At one point, Joe barrels through a crowd of people chanting social-justice slogans while brandishing a ring light like it’s a weapon—an absurd image that conveys the disconnect between his actual and digital lives. Joe is a meek man: He struggles to express himself to his wife, who prefers not to be touched by him; he’s desperately outmatched in the mayoral race by the popular Ted; and only his two deputies seem to respect his authority as sheriff. For him, the emergency becomes an opportunity to project a more confident version of himself online. Yet in his quest to become Eddington’s most admired townsperson, Joe ends up trapped in a nightmare of his own making. “Is this what I’m supposed to do?” he cries when violence breaks out. Nobody answers, because nobody knows; his reality has become a void.

[Read: The year that changed the internet]

Joe’s despair reminded me of a conversation my colleague Charlie Warzel had with the writer and technology theorist L. M. Sacasas in 2022. They’d discussed why being on the internet can make people feel stuck in a loop of doom and confusion.
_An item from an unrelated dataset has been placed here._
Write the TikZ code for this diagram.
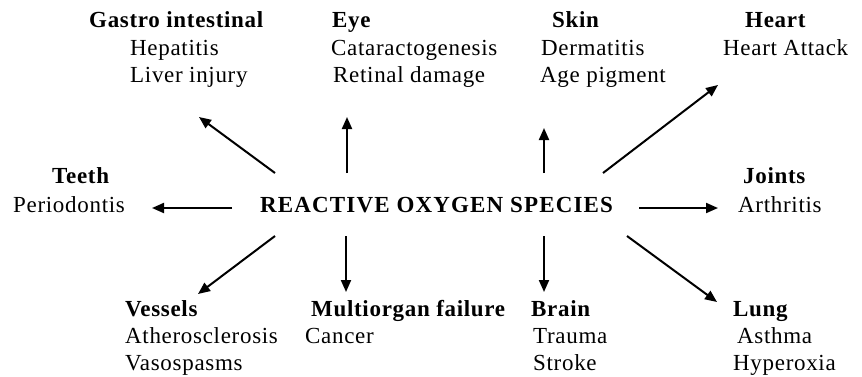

Sacasas explained that the present is never the point of social-media engagement—that posting requires being reactive, thereby turning social-media users into the perfect vessels for propagating conflict. “What we’re focused on is not the particular event or movement before us, but the one right behind us,” Sacasas said then. “As we layer on these events, it becomes difficult for anything to break through.” Information, as a result, becomes abstracted into tangents. “We’re caking layers of commentary over the event itself,” Sacasas added, “and the event fades.”
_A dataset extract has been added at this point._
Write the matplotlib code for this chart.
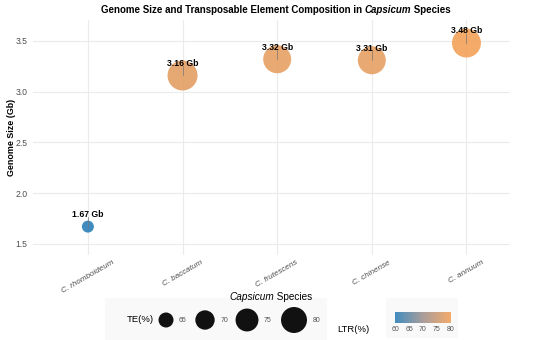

In Eddington, COVID becomes a mere footnote to the events unfolding throughout the town—Joe doesn’t even check his test results when he starts exhibiting symptoms. What he continually responds to instead is the stress built up as a result of the pandemic; he’s left playing catchup to scuffles happening around Eddington, unraveling emotionally as the days pass. The film never interrogates why the early pandemic led to so many ideological conflicts, but it suggests that the prognosis is bleak for those who continue to venture too far into the internet’s noxious rabbit holes. Being too online, in other words, can be its own kind of sickness.